### AIM
The lines from the top of the material below through the line containing "0.005, 0.004, 0.003];" are to be printed exactly, with pictures omitted.

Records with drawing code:

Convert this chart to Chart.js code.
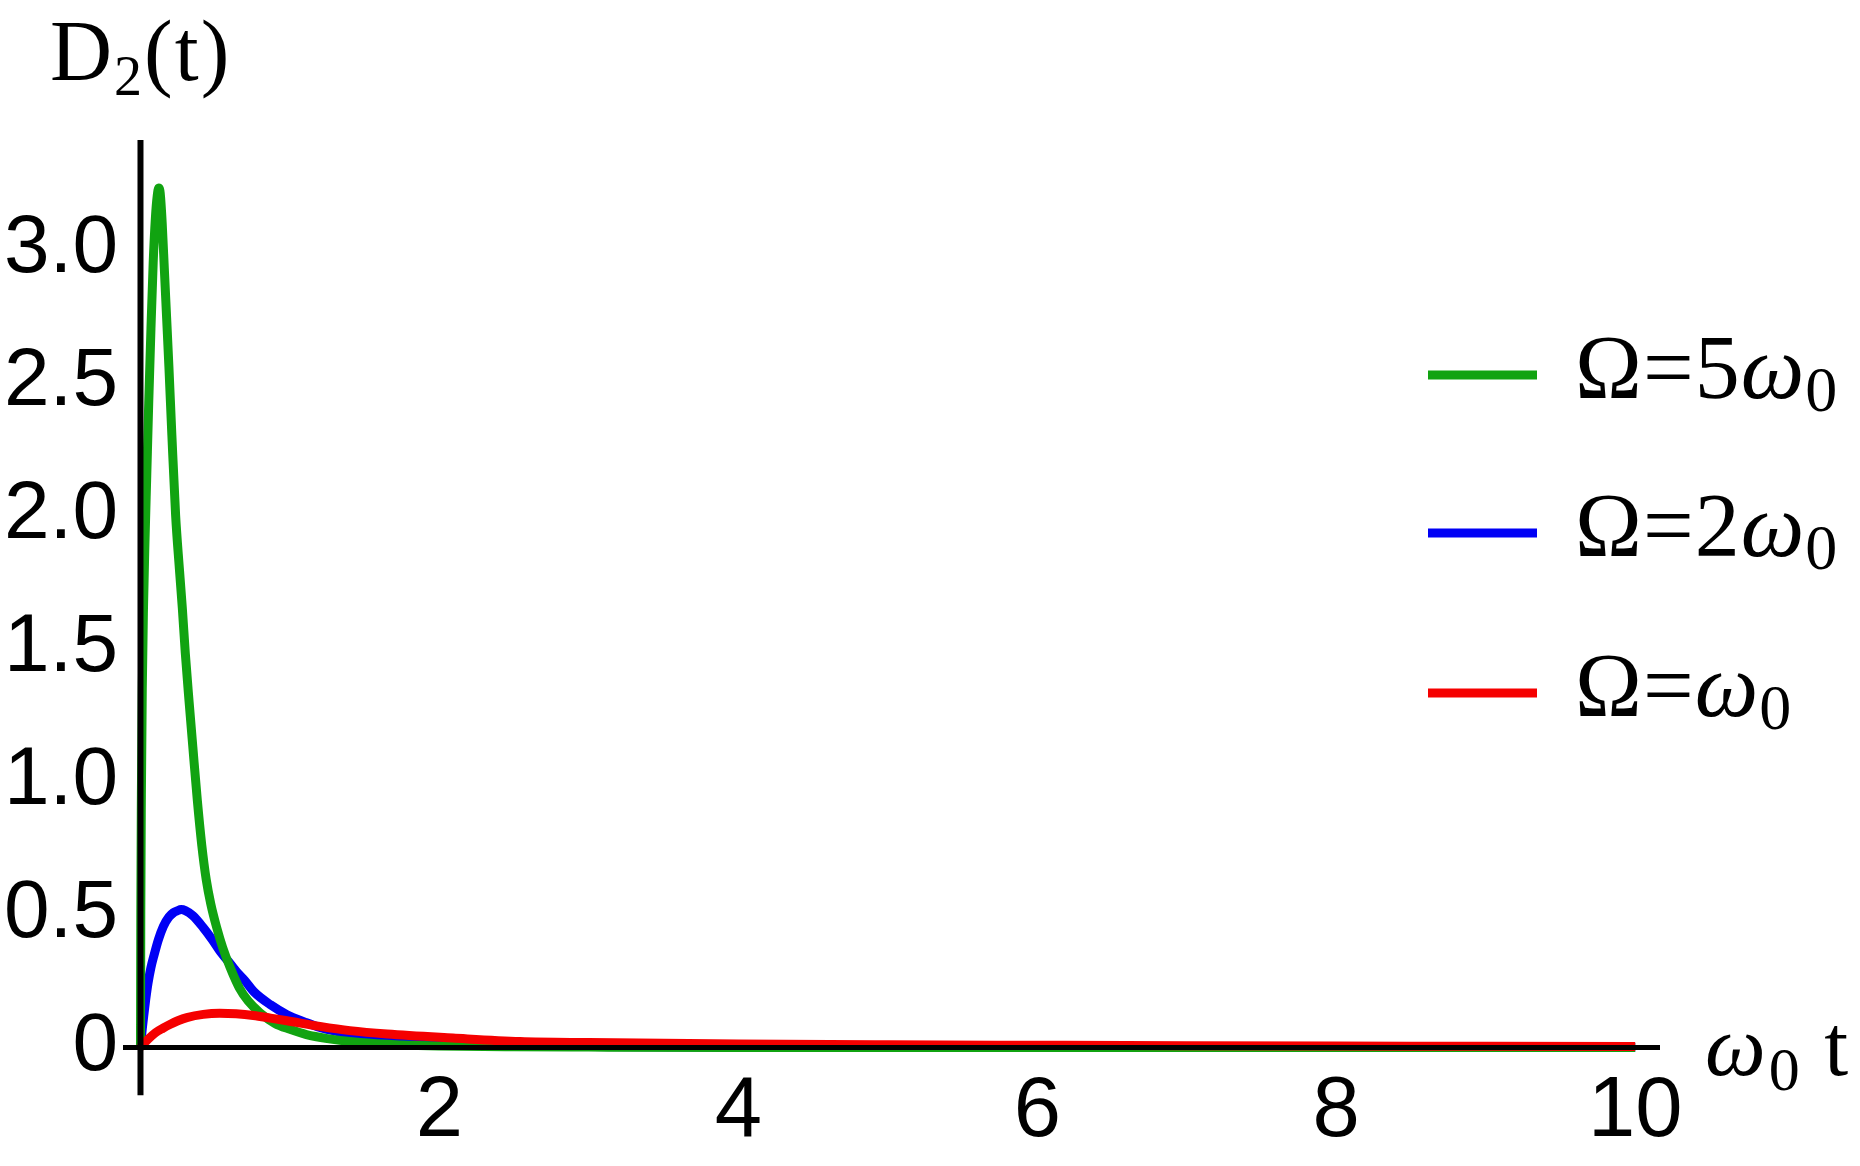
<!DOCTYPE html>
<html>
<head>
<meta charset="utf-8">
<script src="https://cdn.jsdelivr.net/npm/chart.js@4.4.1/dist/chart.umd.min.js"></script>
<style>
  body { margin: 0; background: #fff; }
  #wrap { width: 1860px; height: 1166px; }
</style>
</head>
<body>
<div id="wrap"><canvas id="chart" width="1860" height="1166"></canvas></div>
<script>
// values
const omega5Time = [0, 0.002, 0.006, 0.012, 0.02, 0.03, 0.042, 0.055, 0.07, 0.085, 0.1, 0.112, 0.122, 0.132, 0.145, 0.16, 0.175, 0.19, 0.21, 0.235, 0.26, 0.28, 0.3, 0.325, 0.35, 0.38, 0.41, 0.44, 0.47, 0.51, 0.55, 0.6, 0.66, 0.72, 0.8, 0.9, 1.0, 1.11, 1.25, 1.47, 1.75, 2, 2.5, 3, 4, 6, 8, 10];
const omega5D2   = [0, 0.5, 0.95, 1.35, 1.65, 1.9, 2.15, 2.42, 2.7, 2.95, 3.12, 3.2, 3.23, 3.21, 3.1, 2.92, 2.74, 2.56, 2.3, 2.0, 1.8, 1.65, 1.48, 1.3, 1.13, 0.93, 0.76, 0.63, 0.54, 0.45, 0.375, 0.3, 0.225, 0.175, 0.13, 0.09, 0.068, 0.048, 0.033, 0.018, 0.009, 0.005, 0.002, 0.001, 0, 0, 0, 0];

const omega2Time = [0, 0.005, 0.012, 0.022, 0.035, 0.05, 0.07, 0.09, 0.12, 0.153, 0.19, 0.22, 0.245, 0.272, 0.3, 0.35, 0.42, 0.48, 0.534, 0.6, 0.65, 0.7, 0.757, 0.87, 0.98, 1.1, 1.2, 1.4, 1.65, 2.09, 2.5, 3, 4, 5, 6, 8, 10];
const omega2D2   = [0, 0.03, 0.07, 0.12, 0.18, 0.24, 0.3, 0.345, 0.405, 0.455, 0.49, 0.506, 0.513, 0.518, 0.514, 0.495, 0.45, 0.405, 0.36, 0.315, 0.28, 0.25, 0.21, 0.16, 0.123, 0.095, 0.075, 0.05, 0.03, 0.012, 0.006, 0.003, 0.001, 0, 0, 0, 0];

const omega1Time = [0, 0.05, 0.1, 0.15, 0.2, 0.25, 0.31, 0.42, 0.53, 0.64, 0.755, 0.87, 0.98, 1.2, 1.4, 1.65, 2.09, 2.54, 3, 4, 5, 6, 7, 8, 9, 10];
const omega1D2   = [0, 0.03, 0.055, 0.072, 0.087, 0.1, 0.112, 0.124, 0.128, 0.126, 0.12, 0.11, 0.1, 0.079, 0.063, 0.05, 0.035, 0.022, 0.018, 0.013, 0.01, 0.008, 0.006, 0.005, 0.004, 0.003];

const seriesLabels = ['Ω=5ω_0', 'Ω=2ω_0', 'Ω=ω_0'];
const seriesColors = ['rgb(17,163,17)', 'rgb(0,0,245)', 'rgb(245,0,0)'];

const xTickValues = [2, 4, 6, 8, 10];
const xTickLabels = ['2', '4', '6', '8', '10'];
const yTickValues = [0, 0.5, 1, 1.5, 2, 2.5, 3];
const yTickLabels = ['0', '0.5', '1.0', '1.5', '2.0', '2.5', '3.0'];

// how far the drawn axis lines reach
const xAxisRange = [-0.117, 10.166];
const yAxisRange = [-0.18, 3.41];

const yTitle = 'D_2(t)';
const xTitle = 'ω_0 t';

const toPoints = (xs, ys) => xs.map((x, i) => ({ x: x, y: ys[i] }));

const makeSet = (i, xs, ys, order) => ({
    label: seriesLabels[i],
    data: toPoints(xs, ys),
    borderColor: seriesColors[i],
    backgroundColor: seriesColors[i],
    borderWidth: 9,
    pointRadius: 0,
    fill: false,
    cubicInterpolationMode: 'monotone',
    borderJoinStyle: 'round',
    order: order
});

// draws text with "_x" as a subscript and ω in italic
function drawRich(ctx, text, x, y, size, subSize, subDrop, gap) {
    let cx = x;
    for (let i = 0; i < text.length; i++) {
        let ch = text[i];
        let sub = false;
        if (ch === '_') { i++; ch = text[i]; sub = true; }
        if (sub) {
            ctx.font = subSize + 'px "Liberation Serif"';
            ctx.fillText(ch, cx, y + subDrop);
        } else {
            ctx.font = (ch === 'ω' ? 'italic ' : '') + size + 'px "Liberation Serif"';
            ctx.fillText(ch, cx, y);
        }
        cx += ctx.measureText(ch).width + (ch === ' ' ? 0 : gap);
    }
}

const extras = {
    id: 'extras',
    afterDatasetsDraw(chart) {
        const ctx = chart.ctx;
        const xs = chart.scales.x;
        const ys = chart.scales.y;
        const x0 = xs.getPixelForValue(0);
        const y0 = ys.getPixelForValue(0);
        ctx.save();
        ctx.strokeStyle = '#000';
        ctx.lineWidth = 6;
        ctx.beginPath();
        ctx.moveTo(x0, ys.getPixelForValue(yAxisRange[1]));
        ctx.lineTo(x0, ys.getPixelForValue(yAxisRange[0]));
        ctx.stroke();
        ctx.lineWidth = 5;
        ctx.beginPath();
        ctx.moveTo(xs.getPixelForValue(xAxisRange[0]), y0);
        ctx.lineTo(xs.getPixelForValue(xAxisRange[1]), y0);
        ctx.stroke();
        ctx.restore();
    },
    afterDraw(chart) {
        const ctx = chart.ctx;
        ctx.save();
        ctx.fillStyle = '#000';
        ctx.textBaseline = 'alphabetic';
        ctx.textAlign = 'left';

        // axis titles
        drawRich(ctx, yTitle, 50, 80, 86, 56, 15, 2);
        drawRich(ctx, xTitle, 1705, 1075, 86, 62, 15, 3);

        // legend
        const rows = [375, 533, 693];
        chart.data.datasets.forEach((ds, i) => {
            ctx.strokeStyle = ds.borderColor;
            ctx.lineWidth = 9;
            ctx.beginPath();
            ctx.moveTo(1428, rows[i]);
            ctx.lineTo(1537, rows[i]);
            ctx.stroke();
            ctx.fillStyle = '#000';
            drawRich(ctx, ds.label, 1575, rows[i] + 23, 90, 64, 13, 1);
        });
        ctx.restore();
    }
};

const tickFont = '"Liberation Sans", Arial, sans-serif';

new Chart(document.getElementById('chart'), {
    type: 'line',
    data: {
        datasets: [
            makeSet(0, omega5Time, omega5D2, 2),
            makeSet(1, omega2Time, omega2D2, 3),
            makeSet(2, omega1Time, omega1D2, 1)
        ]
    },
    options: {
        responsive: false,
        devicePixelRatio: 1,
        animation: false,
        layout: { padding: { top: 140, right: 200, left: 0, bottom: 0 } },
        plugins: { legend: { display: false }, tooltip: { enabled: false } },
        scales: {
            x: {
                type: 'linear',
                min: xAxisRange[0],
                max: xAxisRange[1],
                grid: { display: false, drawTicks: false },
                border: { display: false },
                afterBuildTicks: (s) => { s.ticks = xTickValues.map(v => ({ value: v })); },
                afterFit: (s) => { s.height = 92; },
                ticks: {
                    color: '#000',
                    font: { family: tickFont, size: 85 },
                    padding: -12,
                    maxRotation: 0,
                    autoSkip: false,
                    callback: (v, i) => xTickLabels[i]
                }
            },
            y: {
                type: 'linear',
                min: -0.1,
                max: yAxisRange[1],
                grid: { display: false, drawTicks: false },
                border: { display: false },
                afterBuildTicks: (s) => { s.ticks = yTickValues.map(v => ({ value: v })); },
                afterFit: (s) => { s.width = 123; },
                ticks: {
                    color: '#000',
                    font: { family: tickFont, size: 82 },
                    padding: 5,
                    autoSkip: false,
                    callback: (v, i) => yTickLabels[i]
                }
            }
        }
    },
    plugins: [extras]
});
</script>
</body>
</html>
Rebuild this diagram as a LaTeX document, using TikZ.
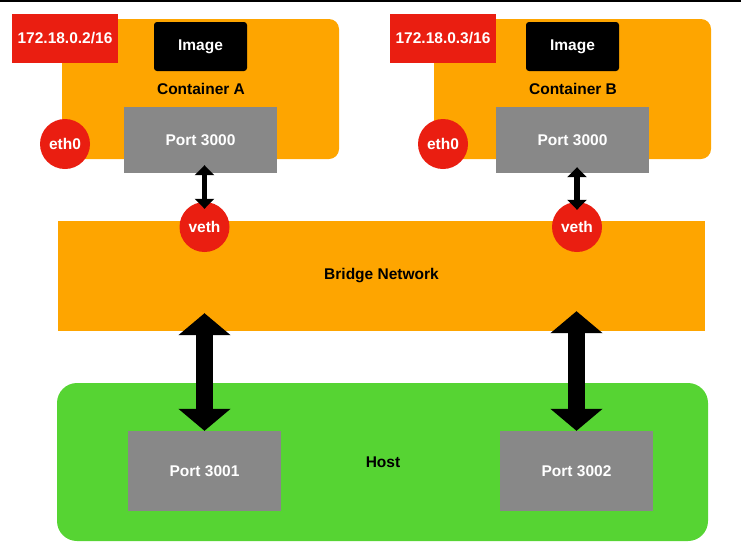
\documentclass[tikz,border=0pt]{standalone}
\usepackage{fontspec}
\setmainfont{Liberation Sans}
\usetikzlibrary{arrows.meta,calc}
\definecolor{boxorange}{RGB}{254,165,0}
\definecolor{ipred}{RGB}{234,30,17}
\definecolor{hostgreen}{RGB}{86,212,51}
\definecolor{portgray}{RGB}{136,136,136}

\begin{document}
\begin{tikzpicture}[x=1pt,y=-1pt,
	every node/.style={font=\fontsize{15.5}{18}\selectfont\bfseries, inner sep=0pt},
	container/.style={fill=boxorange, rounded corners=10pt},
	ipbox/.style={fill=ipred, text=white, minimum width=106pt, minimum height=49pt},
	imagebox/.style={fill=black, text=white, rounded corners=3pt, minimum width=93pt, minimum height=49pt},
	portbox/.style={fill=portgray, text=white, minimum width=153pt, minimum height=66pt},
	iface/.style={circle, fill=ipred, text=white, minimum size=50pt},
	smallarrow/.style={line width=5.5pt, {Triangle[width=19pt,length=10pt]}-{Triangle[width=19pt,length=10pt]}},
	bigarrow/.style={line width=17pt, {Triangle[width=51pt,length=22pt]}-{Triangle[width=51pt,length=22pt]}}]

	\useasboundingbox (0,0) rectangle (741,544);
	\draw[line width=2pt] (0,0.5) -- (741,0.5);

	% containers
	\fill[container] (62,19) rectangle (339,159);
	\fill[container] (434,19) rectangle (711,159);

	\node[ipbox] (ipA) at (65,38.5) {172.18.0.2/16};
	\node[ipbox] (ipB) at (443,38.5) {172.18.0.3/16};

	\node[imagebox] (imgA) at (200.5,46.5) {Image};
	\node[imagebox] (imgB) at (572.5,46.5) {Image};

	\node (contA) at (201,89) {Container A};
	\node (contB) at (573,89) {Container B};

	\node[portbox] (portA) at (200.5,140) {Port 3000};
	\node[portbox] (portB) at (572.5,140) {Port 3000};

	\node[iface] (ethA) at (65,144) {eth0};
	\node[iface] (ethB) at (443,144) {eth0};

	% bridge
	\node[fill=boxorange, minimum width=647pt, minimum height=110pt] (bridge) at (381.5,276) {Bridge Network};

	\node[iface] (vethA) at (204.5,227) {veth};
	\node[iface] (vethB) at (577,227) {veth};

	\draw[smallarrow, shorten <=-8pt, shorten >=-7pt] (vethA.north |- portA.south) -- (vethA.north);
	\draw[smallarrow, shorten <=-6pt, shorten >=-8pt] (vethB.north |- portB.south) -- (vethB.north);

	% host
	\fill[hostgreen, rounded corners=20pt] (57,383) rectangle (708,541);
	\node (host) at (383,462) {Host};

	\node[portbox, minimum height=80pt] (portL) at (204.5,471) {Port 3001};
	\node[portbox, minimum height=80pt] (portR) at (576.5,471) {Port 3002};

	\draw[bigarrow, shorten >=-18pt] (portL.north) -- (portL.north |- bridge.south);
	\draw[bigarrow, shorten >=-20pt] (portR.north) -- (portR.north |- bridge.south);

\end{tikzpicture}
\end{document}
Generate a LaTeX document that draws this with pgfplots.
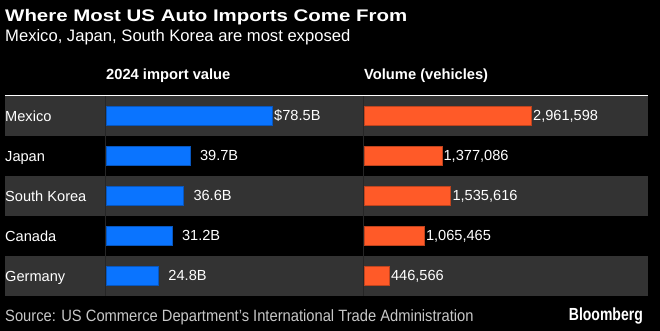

### SOLUTION TO THIS TASK
Convert this chart to Chart.js code.
<!DOCTYPE html>
<html>
<head>
<meta charset="utf-8">
<script src="https://cdn.jsdelivr.net/npm/chart.js@4.4.1/dist/chart.umd.min.js"></script>
<style>
  body { margin: 0; background: #fff; }
  #wrap { width: 1860px; height: 1166px; }
</style>
</head>
<body>
<div id="wrap"><canvas id="chart" width="1860" height="1166"></canvas></div>
<script>
// values
const omega5Time = [0, 0.002, 0.006, 0.012, 0.02, 0.03, 0.042, 0.055, 0.07, 0.085, 0.1, 0.112, 0.122, 0.132, 0.145, 0.16, 0.175, 0.19, 0.21, 0.235, 0.26, 0.28, 0.3, 0.325, 0.35, 0.38, 0.41, 0.44, 0.47, 0.51, 0.55, 0.6, 0.66, 0.72, 0.8, 0.9, 1.0, 1.11, 1.25, 1.47, 1.75, 2, 2.5, 3, 4, 6, 8, 10];
const omega5D2   = [0, 0.5, 0.95, 1.35, 1.65, 1.9, 2.15, 2.42, 2.7, 2.95, 3.12, 3.2, 3.23, 3.21, 3.1, 2.92, 2.74, 2.56, 2.3, 2.0, 1.8, 1.65, 1.48, 1.3, 1.13, 0.93, 0.76, 0.63, 0.54, 0.45, 0.375, 0.3, 0.225, 0.175, 0.13, 0.09, 0.068, 0.048, 0.033, 0.018, 0.009, 0.005, 0.002, 0.001, 0, 0, 0, 0];

const omega2Time = [0, 0.005, 0.012, 0.022, 0.035, 0.05, 0.07, 0.09, 0.12, 0.153, 0.19, 0.22, 0.245, 0.272, 0.3, 0.35, 0.42, 0.48, 0.534, 0.6, 0.65, 0.7, 0.757, 0.87, 0.98, 1.1, 1.2, 1.4, 1.65, 2.09, 2.5, 3, 4, 5, 6, 8, 10];
const omega2D2   = [0, 0.03, 0.07, 0.12, 0.18, 0.24, 0.3, 0.345, 0.405, 0.455, 0.49, 0.506, 0.513, 0.518, 0.514, 0.495, 0.45, 0.405, 0.36, 0.315, 0.28, 0.25, 0.21, 0.16, 0.123, 0.095, 0.075, 0.05, 0.03, 0.012, 0.006, 0.003, 0.001, 0, 0, 0, 0];

const omega1Time = [0, 0.05, 0.1, 0.15, 0.2, 0.25, 0.31, 0.42, 0.53, 0.64, 0.755, 0.87, 0.98, 1.2, 1.4, 1.65, 2.09, 2.54, 3, 4, 5, 6, 7, 8, 9, 10];
const omega1D2   = [0, 0.03, 0.055, 0.072, 0.087, 0.1, 0.112, 0.124, 0.128, 0.126, 0.12, 0.11, 0.1, 0.079, 0.063, 0.05, 0.035, 0.022, 0.018, 0.013, 0.01, 0.008, 0.006, 0.005, 0.004, 0.003];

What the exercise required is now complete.